* START MATERIAL PROVIDED *

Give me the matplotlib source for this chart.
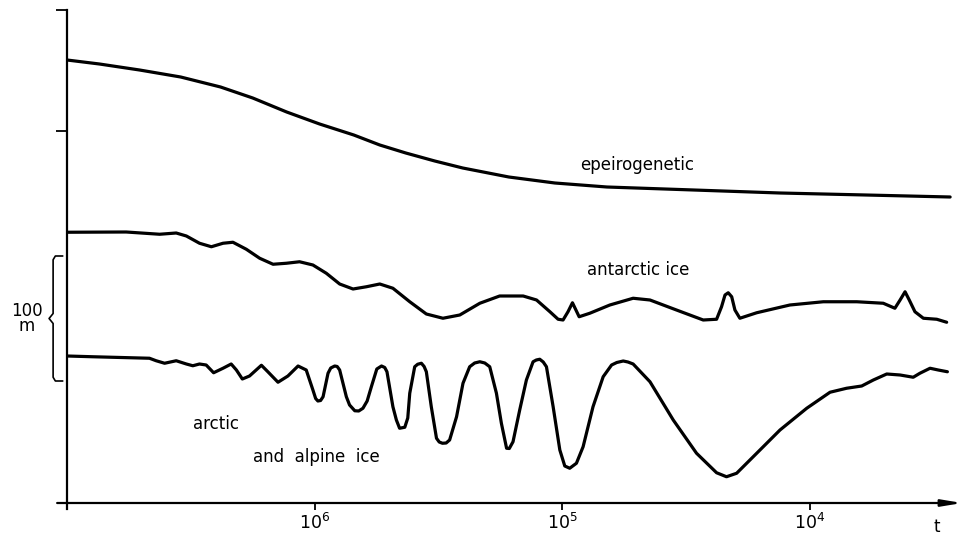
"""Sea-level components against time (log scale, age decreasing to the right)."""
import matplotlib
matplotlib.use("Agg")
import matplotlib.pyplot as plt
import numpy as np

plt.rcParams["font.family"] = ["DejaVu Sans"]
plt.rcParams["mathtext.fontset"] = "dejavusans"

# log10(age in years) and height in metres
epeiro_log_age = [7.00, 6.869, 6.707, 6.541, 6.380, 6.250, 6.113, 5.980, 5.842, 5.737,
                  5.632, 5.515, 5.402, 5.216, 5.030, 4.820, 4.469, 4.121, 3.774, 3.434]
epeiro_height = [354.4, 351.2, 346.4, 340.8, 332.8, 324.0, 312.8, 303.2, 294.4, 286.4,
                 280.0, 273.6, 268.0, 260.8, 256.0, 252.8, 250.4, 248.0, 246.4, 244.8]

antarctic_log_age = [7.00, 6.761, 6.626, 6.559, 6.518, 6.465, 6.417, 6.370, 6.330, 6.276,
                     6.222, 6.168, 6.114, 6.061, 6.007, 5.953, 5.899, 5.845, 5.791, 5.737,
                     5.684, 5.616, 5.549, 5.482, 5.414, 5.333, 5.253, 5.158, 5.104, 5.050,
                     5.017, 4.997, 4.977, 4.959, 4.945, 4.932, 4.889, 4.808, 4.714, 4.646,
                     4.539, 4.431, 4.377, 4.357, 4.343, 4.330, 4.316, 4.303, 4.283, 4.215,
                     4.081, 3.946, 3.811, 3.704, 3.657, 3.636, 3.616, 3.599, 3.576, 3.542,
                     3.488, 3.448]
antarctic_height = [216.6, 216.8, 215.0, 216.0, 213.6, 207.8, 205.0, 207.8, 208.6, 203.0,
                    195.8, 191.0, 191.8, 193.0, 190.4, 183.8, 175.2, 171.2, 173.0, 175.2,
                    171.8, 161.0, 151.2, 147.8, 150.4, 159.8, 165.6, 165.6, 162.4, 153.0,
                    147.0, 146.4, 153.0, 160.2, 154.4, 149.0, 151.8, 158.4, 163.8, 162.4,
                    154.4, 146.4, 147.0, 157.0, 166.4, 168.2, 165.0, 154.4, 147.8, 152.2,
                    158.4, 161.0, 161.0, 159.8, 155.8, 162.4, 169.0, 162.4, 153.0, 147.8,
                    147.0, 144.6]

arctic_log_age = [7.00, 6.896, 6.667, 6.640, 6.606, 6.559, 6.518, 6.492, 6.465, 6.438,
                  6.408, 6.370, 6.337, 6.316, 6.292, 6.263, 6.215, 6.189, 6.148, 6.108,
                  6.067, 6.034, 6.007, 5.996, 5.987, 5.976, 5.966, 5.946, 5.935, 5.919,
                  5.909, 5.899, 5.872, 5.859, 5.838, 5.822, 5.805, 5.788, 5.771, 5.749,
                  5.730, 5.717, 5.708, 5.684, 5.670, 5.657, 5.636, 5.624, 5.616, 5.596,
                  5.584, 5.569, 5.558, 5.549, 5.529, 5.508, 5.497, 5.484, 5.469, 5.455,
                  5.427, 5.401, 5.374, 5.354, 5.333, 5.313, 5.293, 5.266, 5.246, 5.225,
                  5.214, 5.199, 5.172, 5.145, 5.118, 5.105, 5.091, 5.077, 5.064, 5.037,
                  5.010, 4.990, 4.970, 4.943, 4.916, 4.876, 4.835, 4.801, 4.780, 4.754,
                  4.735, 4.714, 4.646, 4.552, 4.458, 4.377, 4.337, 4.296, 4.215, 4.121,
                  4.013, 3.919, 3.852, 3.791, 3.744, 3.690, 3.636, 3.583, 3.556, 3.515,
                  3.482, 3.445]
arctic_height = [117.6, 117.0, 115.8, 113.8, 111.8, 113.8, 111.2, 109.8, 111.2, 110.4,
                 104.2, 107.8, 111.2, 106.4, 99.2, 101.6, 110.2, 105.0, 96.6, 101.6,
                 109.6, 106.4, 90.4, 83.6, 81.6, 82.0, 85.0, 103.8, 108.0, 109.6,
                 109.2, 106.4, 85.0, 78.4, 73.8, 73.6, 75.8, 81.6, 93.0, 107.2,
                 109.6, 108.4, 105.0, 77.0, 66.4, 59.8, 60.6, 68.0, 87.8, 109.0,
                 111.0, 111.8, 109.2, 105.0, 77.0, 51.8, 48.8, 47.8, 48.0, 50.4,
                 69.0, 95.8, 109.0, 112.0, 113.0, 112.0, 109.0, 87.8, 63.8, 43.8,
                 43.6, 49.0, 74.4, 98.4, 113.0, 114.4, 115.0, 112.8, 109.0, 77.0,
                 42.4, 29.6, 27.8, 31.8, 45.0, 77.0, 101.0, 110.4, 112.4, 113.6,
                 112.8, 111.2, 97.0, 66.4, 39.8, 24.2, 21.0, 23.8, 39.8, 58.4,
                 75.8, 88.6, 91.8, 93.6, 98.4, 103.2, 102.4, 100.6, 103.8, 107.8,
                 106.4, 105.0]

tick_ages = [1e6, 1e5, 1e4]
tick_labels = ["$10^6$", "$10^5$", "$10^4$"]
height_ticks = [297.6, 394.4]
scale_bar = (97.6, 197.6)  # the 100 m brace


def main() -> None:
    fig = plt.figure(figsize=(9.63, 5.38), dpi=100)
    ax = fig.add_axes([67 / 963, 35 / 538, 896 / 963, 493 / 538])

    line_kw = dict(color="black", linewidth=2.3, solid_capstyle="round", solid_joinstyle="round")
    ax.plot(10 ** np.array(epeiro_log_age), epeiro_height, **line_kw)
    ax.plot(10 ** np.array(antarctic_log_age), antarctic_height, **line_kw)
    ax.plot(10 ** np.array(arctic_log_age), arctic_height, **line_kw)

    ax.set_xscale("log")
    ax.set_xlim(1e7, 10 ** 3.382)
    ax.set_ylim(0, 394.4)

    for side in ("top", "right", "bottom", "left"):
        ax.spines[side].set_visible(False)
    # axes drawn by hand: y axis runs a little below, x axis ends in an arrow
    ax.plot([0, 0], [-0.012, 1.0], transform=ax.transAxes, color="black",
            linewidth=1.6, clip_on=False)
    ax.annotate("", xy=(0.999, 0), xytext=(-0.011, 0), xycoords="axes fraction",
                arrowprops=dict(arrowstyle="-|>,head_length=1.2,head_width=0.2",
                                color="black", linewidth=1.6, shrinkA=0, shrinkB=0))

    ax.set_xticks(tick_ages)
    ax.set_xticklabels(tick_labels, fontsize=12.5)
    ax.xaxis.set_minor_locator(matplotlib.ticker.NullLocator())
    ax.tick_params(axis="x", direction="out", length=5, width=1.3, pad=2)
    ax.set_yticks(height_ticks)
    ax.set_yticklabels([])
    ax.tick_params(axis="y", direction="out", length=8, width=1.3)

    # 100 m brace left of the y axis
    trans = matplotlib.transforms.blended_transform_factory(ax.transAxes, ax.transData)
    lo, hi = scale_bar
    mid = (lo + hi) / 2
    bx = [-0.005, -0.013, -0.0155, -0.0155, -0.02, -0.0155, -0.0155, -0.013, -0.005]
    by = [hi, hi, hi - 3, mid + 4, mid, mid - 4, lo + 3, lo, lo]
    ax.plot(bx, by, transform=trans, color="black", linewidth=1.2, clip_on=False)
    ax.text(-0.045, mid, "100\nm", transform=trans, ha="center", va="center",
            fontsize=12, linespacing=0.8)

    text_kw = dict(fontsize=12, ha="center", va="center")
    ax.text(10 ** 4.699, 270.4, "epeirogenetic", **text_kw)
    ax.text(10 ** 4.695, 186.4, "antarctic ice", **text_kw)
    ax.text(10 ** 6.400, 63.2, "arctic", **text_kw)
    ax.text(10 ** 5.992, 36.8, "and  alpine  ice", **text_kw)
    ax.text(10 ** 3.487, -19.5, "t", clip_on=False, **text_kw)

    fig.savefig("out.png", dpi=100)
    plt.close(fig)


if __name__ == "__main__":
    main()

* END MATERIAL PROVIDED *

(PROBLEM STATEMENT): Without the pictures, return the listing above from its first line through the line that has "import numpy as np".

(EXPECTED OUTPUT):
Give me the matplotlib source for this chart.
"""Sea-level components against time (log scale, age decreasing to the right)."""
import matplotlib
matplotlib.use("Agg")
import matplotlib.pyplot as plt
import numpy as np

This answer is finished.